Doy-lee / RaylibSIMD

SIMD Implementation of Raylib's API
zlib License
9 stars 0 forks source link

QUESTION: Did you compare SIMD versions with original implementation? #1

Open raysan5 opened 3 years ago

raysan5 commented 3 years ago

Just out of curiosity, did you profile what is the speed improvement compared to current implementations?

I'm not an expert, but AFAIK most CPUs today support SIMD instructions, does it mean this implementation can work in multiple CPU or is there some constraint?

Doy-lee commented 3 years ago

Hey Raysan5

Just out of curiosity, did you profile what is the speed improvement compared to current implementations?

I haven't with the current master, but at time of posting there was a rough 4x speed up as expected switching to SIMD. I didn't formalize a result of the benchmark anywhere as I was just comparing cycle counts between implementations.

I'm not an expert, but AFAIK most CPUs today support SIMD instructions, does it mean this implementation can work in multiple CPU or is there some constraint?

I am also not a SIMD expert, but that is my understanding. Availability basically depends on the instructions used in the implementation, in this implementation I used x86_64 SSE2/3 SIMD instructions, newer instructions would limit the available CPU's that can run this implementation.

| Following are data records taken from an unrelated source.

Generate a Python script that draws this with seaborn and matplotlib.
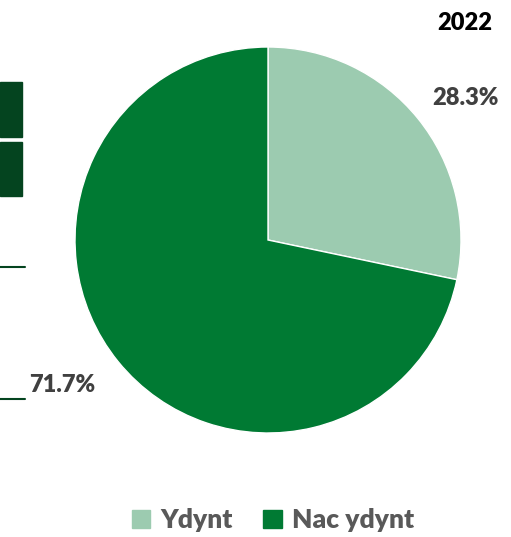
import matplotlib
matplotlib.use("Agg")
import matplotlib.pyplot as plt
import seaborn as sns
from matplotlib.patches import Rectangle

# data
categories = ["Ydynt", "Nac ydynt"]
values = [28.3, 71.7]
value_labels = ["28.3%", "71.7%"]
year = "2022"
colors = ["#9ccbb0", "#007a33"]

sns.set_theme(style="white")
plt.rcParams['font.family'] = ['Lato', 'DejaVu Sans']

W, H = 511, 537
fig = plt.figure(figsize=(W / 100, H / 100), dpi=100)

# pie axes: center ~(268, 240) px, radius ~193 px
cx, cy, r = 268, 240, 193
ax = fig.add_axes([(cx - r) / W, (H - cy - r) / H, 2 * r / W, 2 * r / H])
wedges, _ = ax.pie(values, colors=colors, startangle=90, counterclock=False,
                   wedgeprops=dict(linewidth=1, edgecolor="white"))
ax.set_xlim(-1, 1)
ax.set_ylim(-1, 1)
ax.set_aspect("equal")

# labels
fig.text(465 / W, 1 - 98 / H, value_labels[0], ha="center", va="center",
         fontsize=17, fontweight="heavy", color="#404040")
fig.text(62 / W, 1 - 385 / H, value_labels[1], ha="center", va="center",
         fontsize=17, fontweight="heavy", color="#404040")
fig.text(465 / W, 1 - 23 / H, year, ha="center", va="center",
         fontsize=17, fontweight="heavy", color="black")

# leftover shapes on the left edge
fig.patches.append(Rectangle((0, 1 - 137 / H), 22 / W, 55 / H, transform=fig.transFigure,
                             color="#04441f", zorder=0))
fig.patches.append(Rectangle((0, 1 - 196 / H), 22 / W, 54 / H, transform=fig.transFigure,
                             color="#04441f", zorder=0))
for yy in (267, 399):
    fig.lines.append(plt.Line2D([0, 25 / W], [1 - yy / H] * 2, transform=fig.transFigure,
                                color="#04441f", linewidth=1.5))

# legend
handles = [Rectangle((0, 0), 1, 1, color=c) for c in colors]
leg = fig.legend(handles, categories, loc="center", bbox_to_anchor=(273 / W, 1 - 520 / H),
                 ncol=2, frameon=False, handlelength=0.7, handleheight=0.7,
                 handletextpad=0.4, columnspacing=1.15,
                 prop=dict(size=19, weight="heavy"))
for t in leg.get_texts():
    t.set_color("#595959")

fig.savefig("out.png", dpi=100)
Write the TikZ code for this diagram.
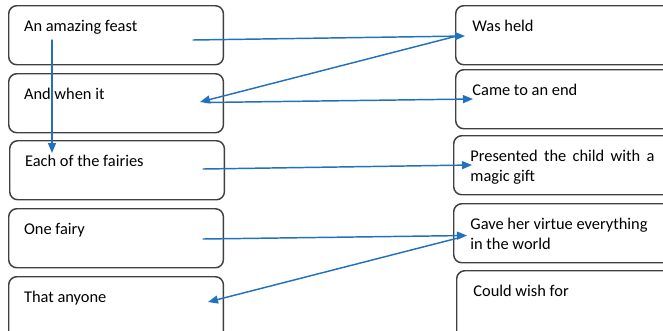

A good litmus test here on relative availability is looking at https://store.steampowered.com/hwsurvey/Steam-Hardware-Software-Survey-Welcome-to-Steam you can see at the bottom in Other Settings 100% of users in surveys are reporting CPU's with support for SSE2/3.

That's a good indication where there's going to be some semblance of correlation of gamers and developers who are likely to use Raylib having support for SSE2/3. Though this is for x86_64, once you go into ARM, you also do have support for SIMD but under the NEON instruction set, a separate implementation using those intrinsics will be needed for SIMD support on ARM. I would like to give that a go for learning, but don't have ARM hardware.

It's possible to choose at runtime which instruction set to use by catching the fault on the instruction to determine the instructions available, meaning you can have SSE2/3/4, AVX all in the same run-time package and choose accordingly.